1. Mit Beschluss vom 20. Juli 2022 hat das Landgericht die Revision des Angeklagten gegen das vorgenannte Urteil als unzulässig verworfen, da bis zum Ablauf der am 14. Juli 2022 endenden Revisionsbegründungsfrist keine Revisionsanträge angebracht worden seien. Gegen diese am 26. Juli 2022 zugestellte Entscheidung hat der Verteidiger mit seinem am 28. Juli 2022 bei Gericht eingegangenen Schriftsatz, mithin innerhalb der Frist des § 346 Abs. 2 Satz 1 StPO, die Entscheidung des Revisionsgerichts beantragt.

Der zulässige Antrag ist begründet. Denn der Verteidiger hat bereits mit Schriftsatz vom 12. Juli 2022, welcher noch am selben Tag als elektronisches Dokument und damit innerhalb der Frist des § 345 Abs. 1 StPO sowie in der nach § 32 d StPO vorgeschriebenen Form bei Gericht eingegangen ist, die Revision begründet. Der Eingang dieses Schreibens war offenbar zunächst übersehen worden.

Da der Beschluss des Landgerichts Bonn vom 20. Juli 2022 auf den Antrag nach § 346 Abs. 2 StPO einschließlich der darin getroffenen Kostenentscheidung aufzuheben ist, bedarf die insoweit gleichzeitig erhobene „sofortige Beschwerde“ keiner Entscheidung.

2. Der Schuldspruch zu Fall 8 der Urteilsgründe bedarf aus den Gründen der Zuschrift des Generalbundesanwalts der Korrektur dahingehend, dass die tateinheitliche Verurteilung wegen sexuellen Missbrauchs von Jugendlichen entfällt (vgl. auch BGH, Beschluss vom 18. April 2001 - 3 StR 114/01 mwN). Darüber hinaus hat die auf die Revision des Angeklagten gebotene umfassende Nachprüfung des Schuld- und des Strafausspruchs keine Rechtsfehler zum Nachteil des Angeklagten erbracht. Der Senat kann ausschließen, dass das Landgericht bei zutreffender konkurrenzrechtlicher Bewertung eine geringere Einzel- oder Gesamtfreiheitsstrafe verhängt hätte, zumal es der angenommenen Verwirklichung auch des § 182 Abs. 2 StGB im Fall 8 der Urteilsgründe kein strafschärfendes Gewicht beigemessen hat.

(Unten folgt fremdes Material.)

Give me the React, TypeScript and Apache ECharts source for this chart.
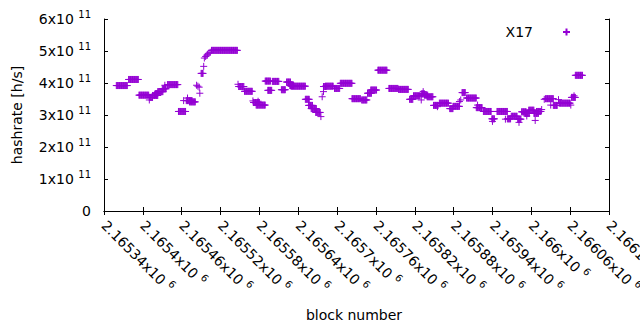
import React, { useEffect, useRef } from "react";
import * as echarts from "echarts";

const SERIES_NAME = "X17";
const X_TITLE = "block number";
const Y_TITLE = "hashrate [h/s]";

const blockMin = 2165340;
const blockMax = 2166120;
const blockStep = 60;
const xTickMantissas = [
  "2.16534", "2.1654", "2.16546", "2.16552", "2.16558", "2.16564", "2.1657",
  "2.16576", "2.16582", "2.16588", "2.16594", "2.166", "2.16606", "2.16612",
];
const xTickExponent = "6";

const hashMin = 0;
const hashMax = 6e11;
const hashStep = 1e11;
const yTickMantissas = ["0", "1x10", "2x10", "3x10", "4x10", "5x10", "6x10"];
const yTickExponent = "11";

// runs of consecutive blocks sharing one hashrate estimate
const runStart = [
  2165359, 2165378, 2165394, 2165410, 2165410, 2165415, 2165419, 2165423, 2165430, 2165434,
  2165438, 2165455, 2165463, 2165469, 2165467, 2165472, 2165483, 2165485, 2165487, 2165488,
  2165490, 2165494, 2165495, 2165497, 2165499, 2165500, 2165502, 2165504, 2165506, 2165547,
  2165548, 2165557, 2165570, 2165571, 2165575, 2165578, 2165589, 2165593, 2165600, 2165614,
  2165622, 2165627, 2165629, 2165651, 2165656, 2165660, 2165667, 2165675, 2165677, 2165679,
  2165679, 2165682, 2165696, 2165705, 2165723, 2165738, 2165747, 2165752, 2165763, 2165780,
  2165795, 2165812, 2165818, 2165830, 2165833, 2165830, 2165835, 2165839, 2165849, 2165855,
  2165858, 2165874, 2165879, 2165889, 2165891, 2165893, 2165900, 2165917, 2165915, 2165926,
  2165939, 2165940, 2165947, 2165960, 2165963, 2165969, 2165979, 2165981, 2165985, 2165990,
  2165993, 2165996, 2166004, 2166008, 2166006, 2166016, 2166020, 2166022, 2166034, 2166030,
  2166042, 2166043, 2166061, 2166062, 2166066, 2166068,
];
const runEnd = [
  2165376, 2165393, 2165409, 2165410, 2165415, 2165423, 2165423, 2165431, 2165436, 2165434,
  2165454, 2165466, 2165463, 2165469, 2165476, 2165481, 2165483, 2165485, 2165487, 2165488,
  2165493, 2165494, 2165495, 2165497, 2165499, 2165500, 2165502, 2165504, 2165546, 2165547,
  2165556, 2165569, 2165570, 2165580, 2165589, 2165578, 2165597, 2165599, 2165610, 2165620,
  2165628, 2165633, 2165651, 2165657, 2165662, 2165668, 2165674, 2165675, 2165677, 2165679,
  2165683, 2165694, 2165704, 2165723, 2165736, 2165746, 2165753, 2165761, 2165777, 2165794,
  2165810, 2165817, 2165828, 2165830, 2165833, 2165835, 2165840, 2165848, 2165856, 2165855,
  2165872, 2165879, 2165889, 2165889, 2165891, 2165898, 2165915, 2165917, 2165924, 2165938,
  2165943, 2165940, 2165963, 2165960, 2165968, 2165978, 2165984, 2165981, 2165992, 2165997,
  2165993, 2166004, 2166011, 2166015, 2166006, 2166016, 2166020, 2166034, 2166040, 2166030,
  2166042, 2166060, 2166061, 2166068, 2166066, 2166079,
];
const runHashrate = [
  3.92e11, 4.11e11, 3.62e11, 3.47e11, 3.55e11, 3.61e11, 3.67e11, 3.73e11, 3.82e11, 3.93e11,
  3.95e11, 3.11e11, 3.45e11, 3.53e11, 3.45e11, 3.41e11, 3.93e11, 3.90e11, 3.87e11, 3.68e11,
  4.30e11, 4.52e11, 4.78e11, 4.83e11, 4.87e11, 4.90e11, 4.93e11, 4.96e11, 5.02e11, 3.96e11,
  3.89e11, 3.74e11, 3.44e11, 3.39e11, 3.31e11, 3.43e11, 4.06e11, 3.77e11, 4.05e11, 3.79e11,
  4.03e11, 3.92e11, 3.90e11, 3.49e11, 3.30e11, 3.20e11, 3.08e11, 2.95e11, 3.57e11, 3.73e11,
  3.89e11, 3.90e11, 3.83e11, 3.99e11, 3.51e11, 3.47e11, 3.68e11, 3.78e11, 4.40e11, 3.83e11,
  3.80e11, 3.49e11, 3.60e11, 3.47e11, 3.73e11, 3.66e11, 3.62e11, 3.57e11, 3.30e11, 3.26e11,
  3.37e11, 3.20e11, 3.27e11, 3.42e11, 3.47e11, 3.70e11, 3.53e11, 3.31e11, 3.23e11, 3.11e11,
  2.88e11, 2.80e11, 3.11e11, 2.87e11, 2.88e11, 2.96e11, 2.87e11, 2.77e11, 3.10e11, 3.05e11,
  2.97e11, 3.15e11, 3.05e11, 3.11e11, 2.83e11, 3.17e11, 3.49e11, 3.51e11, 3.30e11, 3.31e11,
  3.48e11, 3.37e11, 3.31e11, 3.55e11, 3.60e11, 4.24e11,
];

const COLOR = "#9400d3";
const FONT = "'DejaVu Sans', sans-serif";
const PLUS = "path://M5,0L5,10M0,5L10,5";

const rich = {
  b: { fontSize: 14, lineHeight: 20, verticalAlign: "middle", color: "#000", fontFamily: FONT },
  s: { fontSize: 10, lineHeight: 13, verticalAlign: "top", color: "#000", fontFamily: FONT },
};

export default function App() {
  const ref = useRef<HTMLDivElement>(null);
  useEffect(() => {
    if (!ref.current) return;
    const chart = echarts.init(ref.current, undefined, { renderer: "svg" });
    const points: number[][] = [];
    for (let i = 0; i < runStart.length; i++) {
      for (let b = runStart[i]; b <= runEnd[i]; b++) points.push([b, runHashrate[i]]);
    }
    const xFmt = (v: number) => {
      const idx = Math.round((v - blockMin) / blockStep);
      return `{b|${xTickMantissas[idx]}x10 }{s|${xTickExponent}}`;
    };
    const yFmt = (v: number) => {
      const idx = Math.round((v - hashMin) / hashStep);
      return idx === 0 ? `{b|${yTickMantissas[0]}}` : `{b|${yTickMantissas[idx]} }{s|${yTickExponent}}`;
    };
    const line = { show: true, lineStyle: { color: "#000", width: 1 } };
    const tick = { show: true, inside: true, length: 4, lineStyle: { color: "#000", width: 1 } };
    chart.setOption({
      animation: false,
      textStyle: { fontFamily: FONT },
      grid: { left: 104, right: 31, top: 19, bottom: 119, containLabel: false, outerBoundsMode: "none" },
      legend: {
        show: true,
        right: 69,
        top: 25,
        padding: 0,
        align: "right",
        itemWidth: 7,
        itemHeight: 7,
        data: [SERIES_NAME],
        textStyle: { fontSize: 14, color: "#000", fontFamily: FONT, padding: [0, 25, 0, 0], lineHeight: 14 },
      },
      xAxis: [
        {
          type: "value",
          min: blockMin,
          max: blockMax,
          interval: blockStep,
          position: "bottom",
          axisLine: line,
          axisTick: tick,
          splitLine: { show: false },
          axisLabel: {
            show: true,
            rotate: -45,
            margin: 12,
            formatter: xFmt,
            rich,
            showMinLabel: true,
            showMaxLabel: true,
          },
        },
        {
          type: "value",
          min: blockMin,
          max: blockMax,
          interval: blockStep,
          position: "top",
          axisLine: line,
          axisTick: tick,
          splitLine: { show: false },
          axisLabel: { show: false },
        },
      ],
      yAxis: [
        {
          type: "value",
          min: hashMin,
          max: hashMax,
          interval: hashStep,
          position: "left",
          axisLine: line,
          axisTick: tick,
          splitLine: { show: false },
          axisLabel: { show: true, margin: 13, formatter: yFmt, rich },
        },
        {
          type: "value",
          min: hashMin,
          max: hashMax,
          interval: hashStep,
          position: "right",
          axisLine: line,
          axisTick: tick,
          splitLine: { show: false },
          axisLabel: { show: false },
        },
      ],
      graphic: [
        {
          type: "text",
          x: 17,
          y: 115,
          rotation: Math.PI / 2,
          style: { text: Y_TITLE, fontSize: 14, fontFamily: FONT, fill: "#000", align: "center", verticalAlign: "middle" },
        },
        {
          type: "text",
          x: 354,
          y: 315,
          style: { text: X_TITLE, fontSize: 14, fontFamily: FONT, fill: "#000", align: "center", verticalAlign: "middle" },
        },
      ],
      series: [
        {
          name: SERIES_NAME,
          type: "scatter",
          xAxisIndex: 0,
          yAxisIndex: 0,
          symbol: PLUS,
          symbolSize: 7,
          itemStyle: { color: COLOR, borderColor: COLOR, borderWidth: 1, opacity: 1 },
          emphasis: { disabled: true },
          data: points,
        },
      ],
    });
    return () => chart.dispose();
  }, []);
  return (
    <div
      ref={ref}
      style={{ position: "fixed", left: 0, top: 0, width: 640, height: 330, background: "#fff" }}
    />
  );
}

3. Die Adhäsionsentscheidung bedarf nur insofern der Korrektur (entsprechend § 354 Abs. 1 StPO), als die beantragten Prozesszinsen erst ab dem der Antragstellung folgenden Tag zu zahlen sind (vgl. Senat, Beschluss vom 26. Juni 2019 - 2 StR 190/19); der Antrag wurde - entsprechend einem zuvor bei Gericht eingereichten und zugestellten Entwurf - hier erst in der Hauptverhandlung vom 29. März 2022 gestellt.

4. Der geringe Teilerfolg rechtfertigt es nicht, den Angeklagten gemäß § 473 Abs. 4 StPO teilweise von den durch sein Rechtsmittel entstandenen Kosten und Auslagen freizustellen.